In my 36th year I feel as though I am only now living fully.
Religion, in my experience, placed a noose around my neck and made me a slave.
Intellectually and emotionally I was bound and restricted. Limited to a narrow framework with which to receive and perceive the world.
Life revolved around the afterlife. Heaven mattered more than earth. All my thoughts and actions were judged by how much they were pleasing to the great deity.
And yet what is life? Fuck, procreate, die, leaving a genetic legacy. Looking from the perspective of bacteria up through the animal kingdom, you see waste, violence, damage, death, destruction, disaster.

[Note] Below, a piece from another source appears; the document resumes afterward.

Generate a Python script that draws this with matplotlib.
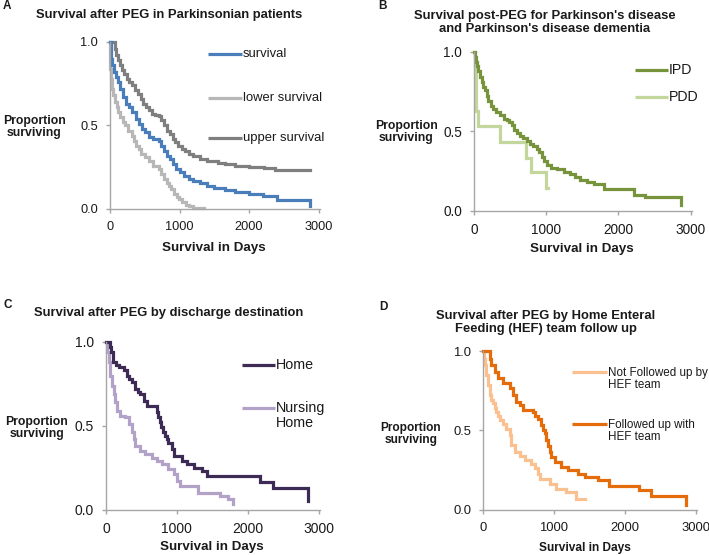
import matplotlib
matplotlib.use("Agg")
import matplotlib.pyplot as plt
from matplotlib.lines import Line2D

plt.rcParams['font.family'] = ['Liberation Sans', 'DejaVu Sans']

# ---------------- data ----------------
# Panel A
a_surv_days = [0, 8, 20, 35, 55, 80, 110, 150, 190, 230, 270, 320, 370, 410, 460, 510, 560, 620, 700, 740,
               780, 820, 860, 900, 950, 1000, 1060, 1130, 1200, 1300, 1400, 1500, 1650, 1800, 2000, 2200, 2400, 2870]
a_surv_vals = [1.0, 0.95, 0.90, 0.86, 0.82, 0.79, 0.76, 0.72, 0.67, 0.63, 0.61, 0.58, 0.54, 0.51, 0.48, 0.46, 0.43,
               0.42, 0.41, 0.38, 0.35, 0.32, 0.30, 0.27, 0.24, 0.22, 0.20, 0.18, 0.17, 0.155, 0.14, 0.125, 0.115,
               0.10, 0.09, 0.075, 0.055, 0.015]
a_upper_days = [0, 70, 90, 110, 140, 170, 200, 240, 280, 320, 360, 400, 440, 480, 520, 560, 600, 650, 700, 740,
                780, 820, 860, 900, 940, 980, 1030, 1080, 1130, 1200, 1300, 1400, 1550, 1650, 1800, 2000, 2220,
                2370, 2870]
a_upper_vals = [1.0, 0.96, 0.92, 0.89, 0.86, 0.83, 0.81, 0.78, 0.76, 0.74, 0.71, 0.69, 0.66, 0.63, 0.61, 0.59, 0.57,
                0.56, 0.555, 0.53, 0.50, 0.47, 0.45, 0.42, 0.40, 0.38, 0.36, 0.345, 0.33, 0.32, 0.30, 0.285, 0.275,
                0.27, 0.26, 0.25, 0.243, 0.236, 0.236]
a_lower_days = [0, 3, 15, 30, 48, 70, 95, 121, 150, 180, 217, 260, 314, 350, 380, 411, 450, 500, 556, 620, 700,
                740, 780, 820, 845, 880, 920, 960, 990, 1040, 1090, 1135, 1200, 1350]
a_lower_vals = [1.0, 0.84, 0.78, 0.72, 0.68, 0.64, 0.61, 0.58, 0.55, 0.52, 0.50, 0.47, 0.44, 0.41, 0.38, 0.36, 0.33,
                0.31, 0.29, 0.26, 0.24, 0.21, 0.18, 0.155, 0.14, 0.12, 0.09, 0.07, 0.06, 0.04, 0.025, 0.018, 0.003,
                0.003]

# Panel B
b_ipd_days = [0, 15, 30, 45, 60, 80, 106, 130, 153, 175, 199, 230, 268, 310, 361, 410, 454, 490, 523, 560, 593,
              640, 685, 730, 778, 820, 870, 905, 940, 975, 1010, 1070, 1148, 1240, 1333, 1400, 1472, 1560, 1657,
              1796, 2213, 2375, 2861]
b_ipd_vals = [1.0, 0.97, 0.94, 0.91, 0.88, 0.84, 0.81, 0.78, 0.76, 0.72, 0.69, 0.66, 0.64, 0.62, 0.60, 0.58, 0.57,
              0.56, 0.54, 0.51, 0.49, 0.47, 0.46, 0.44, 0.42, 0.41, 0.39, 0.37, 0.34, 0.31, 0.29, 0.27, 0.26, 0.24,
              0.23, 0.21, 0.19, 0.18, 0.17, 0.135, 0.10, 0.088, 0.035]
b_pdd_days = [0, 15, 30, 60, 360, 720, 790, 1000, 1020]
b_pdd_vals = [1.0, 0.92, 0.63, 0.53, 0.43, 0.33, 0.24, 0.145, 0.145]

# Panel C
c_home_days = [0, 50, 75, 100, 140, 178, 249, 296, 330, 366, 413, 450, 484, 531, 577, 718, 740, 760, 780, 800,
               830, 860, 882, 930, 953, 1070, 1141, 1235, 1352, 1422, 2169, 2350, 2850]
c_home_vals = [1.0, 0.97, 0.94, 0.88, 0.86, 0.85, 0.83, 0.80, 0.78, 0.76, 0.72, 0.70, 0.69, 0.65, 0.62, 0.58,
               0.55, 0.52, 0.49, 0.46, 0.44, 0.42, 0.40, 0.36, 0.32, 0.29, 0.27, 0.25, 0.23, 0.20, 0.165, 0.126,
               0.05]
c_nursing_days = [0, 15, 37, 61, 85, 108, 131, 155, 202, 272, 319, 366, 390, 413, 484, 554, 648, 718, 789, 882,
                  953, 1000, 1047, 1305, 1610, 1728, 1798]
c_nursing_vals = [1.0, 0.94, 0.88, 0.80, 0.74, 0.69, 0.64, 0.59, 0.56, 0.55, 0.51, 0.46, 0.42, 0.38, 0.35, 0.33,
                  0.31, 0.29, 0.27, 0.24, 0.21, 0.17, 0.14, 0.10, 0.08, 0.06, 0.03]

# Panel D
d_follow_days = [0, 94, 118, 165, 212, 282, 377, 424, 471, 518, 565, 706, 740, 777, 824, 850, 871, 895, 918, 940,
                 965, 1012, 1106, 1200, 1342, 1436, 1624, 1780, 2200, 2370, 2860]
d_follow_vals = [1.0, 0.95, 0.91, 0.87, 0.83, 0.795, 0.765, 0.72, 0.68, 0.66, 0.63, 0.615, 0.59, 0.57, 0.53, 0.50,
                 0.48, 0.44, 0.40, 0.36, 0.33, 0.30, 0.27, 0.25, 0.225, 0.205, 0.185, 0.15, 0.12, 0.085, 0.03]
d_notfollow_days = [0, 12, 24, 47, 71, 94, 118, 141, 165, 188, 212, 235, 282, 329, 377, 400, 447, 518, 589, 682,
                    730, 777, 800, 942, 1036, 1177, 1318, 1436]
d_notfollow_vals = [1.0, 0.95, 0.91, 0.85, 0.785, 0.72, 0.69, 0.67, 0.64, 0.615, 0.59, 0.565, 0.54, 0.51, 0.47,
                    0.405, 0.36, 0.34, 0.31, 0.29, 0.26, 0.225, 0.195, 0.163, 0.131, 0.11, 0.068, 0.068]

x_ticks = [0, 1000, 2000, 3000]
y_ticks = [0.0, 0.5, 1.0]
y_tick_labels = ['0.0', '0.5', '1.0']

# ---------------- figure ----------------
W, H = 709, 555
fig = plt.figure(figsize=(W / 100, H / 100), dpi=100)
fig.patch.set_facecolor('white')

AX_COLOR = '#a6a6a6'
TXT = '#1a1a1a'
LW = 2.3
TITLE_FS = 9.35


def px_axes(left, top, right, bottom):
    return fig.add_axes([left / W, 1 - bottom / H, (right - left) / W, (bottom - top) / H])


def style(ax, tick_fs):
    for s in ['top', 'right']:
        ax.spines[s].set_visible(False)
    for s in ['left', 'bottom']:
        ax.spines[s].set_color(AX_COLOR)
        ax.spines[s].set_linewidth(1.0)
    ax.set_xlim(0, 3020)
    ax.set_ylim(0, 1.0)
    ax.set_xticks(x_ticks)
    ax.set_yticks(y_ticks)
    ax.set_yticklabels(y_tick_labels)
    ax.tick_params(direction='out', length=3, width=1.0, color=AX_COLOR, labelsize=tick_fs,
                   labelcolor=TXT)
    ax.tick_params(axis='y', pad=5.5)
    ax.tick_params(axis='x', pad=6)
    ax.set_facecolor('none')


def ftext(x, y, s, **kw):
    fig.text(x / W, 1 - y / H, s, **kw)


def legend_item(x0, x1, y, color, label, fs, ty=None):
    fig.add_artist(Line2D([x0 / W, x1 / W], [1 - y / H, 1 - y / H], color=color, lw=LW,
                          solid_capstyle='butt'))
    ftext(x1 + 1, y if ty is None else ty, label, ha='left', va='center', fontsize=fs, color=TXT,
          linespacing=1.05)


def step(ax, d, v, color):
    ax.step(d, v, where='post', color=color, lw=LW, clip_on=False, solid_joinstyle='miter')


def labels(ylx, yly, xlx, xly, xfs=9.6, yfs=8.8):
    ftext(ylx, yly, 'Proportion\nsurviving', ha='center', va='center', fontsize=yfs,
          fontweight='bold', color=TXT, linespacing=1.1)
    ftext(xlx, xly, 'Survival in Days', ha='center', va='center', fontsize=xfs,
          fontweight='bold', color=TXT)


# Panel A
axA = px_axes(110, 42, 320, 209)
style(axA, 9.2)
step(axA, a_upper_days, a_upper_vals, '#7f7f7f')
step(axA, a_lower_days, a_lower_vals, '#b7b7b7')
step(axA, a_surv_days, a_surv_vals, '#4a7ebb')
ftext(3, 6, 'A', fontsize=8.5, fontweight='bold', ha='left', va='center', color=TXT)
ftext(169, 15, 'Survival after PEG in Parkinsonian patients', fontsize=TITLE_FS, fontweight='bold',
      ha='center', va='center', color=TXT)
labels(34, 127, 214, 248)
legend_item(208, 242, 54, '#4a7ebb', 'survival', 9.4)
legend_item(208, 242, 98, '#b7b7b7', 'lower survival', 9.4)
legend_item(208, 242, 138, '#7f7f7f', 'upper survival', 9.4)

# Panel B
axB = px_axes(474, 52, 692, 210.5)
style(axB, 9.8)
step(axB, b_pdd_days, b_pdd_vals, '#c3d69b')
step(axB, b_ipd_days, b_ipd_vals, '#77933c')
ftext(378, 6, 'B', fontsize=8.5, fontweight='bold', ha='left', va='center', color=TXT)
ftext(545, 22.5, "Survival post-PEG for Parkinson's disease\nand Parkinson's disease dementia",
      fontsize=TITLE_FS, fontweight='bold', ha='center', va='center', color=TXT, linespacing=1.2)
labels(406, 132, 582, 249)
legend_item(635, 668, 70, '#77933c', 'IPD', 10.2)
legend_item(635, 668, 97, '#c3d69b', 'PDD', 10.2)

# Panel C
axC = px_axes(106, 342, 320, 509.5)
style(axC, 10.0)
step(axC, c_nursing_days, c_nursing_vals, '#b3a2c7')
step(axC, c_home_days, c_home_vals, '#3d2b56')
ftext(3, 305, 'C', fontsize=8.5, fontweight='bold', ha='left', va='center', color=TXT)
ftext(169, 313, 'Survival after PEG by discharge destination', fontsize=TITLE_FS, fontweight='bold',
      ha='center', va='center', color=TXT)
labels(37, 428, 212, 547)
legend_item(242, 275, 365, '#3d2b56', 'Home', 10.3)
legend_item(242, 275, 408, '#b3a2c7', 'Nursing\nHome', 10.3, ty=415.5)

# Panel D
axD = px_axes(483, 351, 697, 509.5)
style(axD, 9.4)
step(axD, d_notfollow_days, d_notfollow_vals, '#fac090')
step(axD, d_follow_days, d_follow_vals, '#e46c0a')
ftext(379, 307, 'D', fontsize=8.5, fontweight='bold', ha='left', va='center', color=TXT)
ftext(546, 322.5, 'Survival after PEG by Home Enteral\nFeeding (HEF) team follow up', fontsize=TITLE_FS,
      fontweight='bold', ha='center', va='center', color=TXT, linespacing=1.2)
labels(411, 434, 585, 548, xfs=8.6, yfs=8.6)
legend_item(572, 607, 372, '#fac090', 'Not Followed up by\nHEF team', 8.4, ty=379)
legend_item(572, 607, 424, '#e46c0a', 'Followed up with\nHEF team', 8.4, ty=431)

fig.savefig('out.png', dpi=100)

Kill or be killed. Predators and victims. And you call this the creation of a benevolent god?
Sorry guys, we evolved from apes. We will die and we will be dust. We will join the legion of the dead and life will cease to exist. I know, it’s a hard thought. Took me long enough to finally let go of the illusion of life going on.
Without this whole bullshit guilt around sin, I can now finally live freely. The religious freaks will probably pray for my soul and lament at just how hedonistic I will become. All the while I feel free to practice a new kind of morality, one that is respectful for all of life.
The religion that I knew was immoral. Anything that places such a vice on life should be discarded, mocked, ridiculed, and destroyed. Life is now so much more pleasurable, though I still carry the scars that are slowly healing with time and hedonistic delight.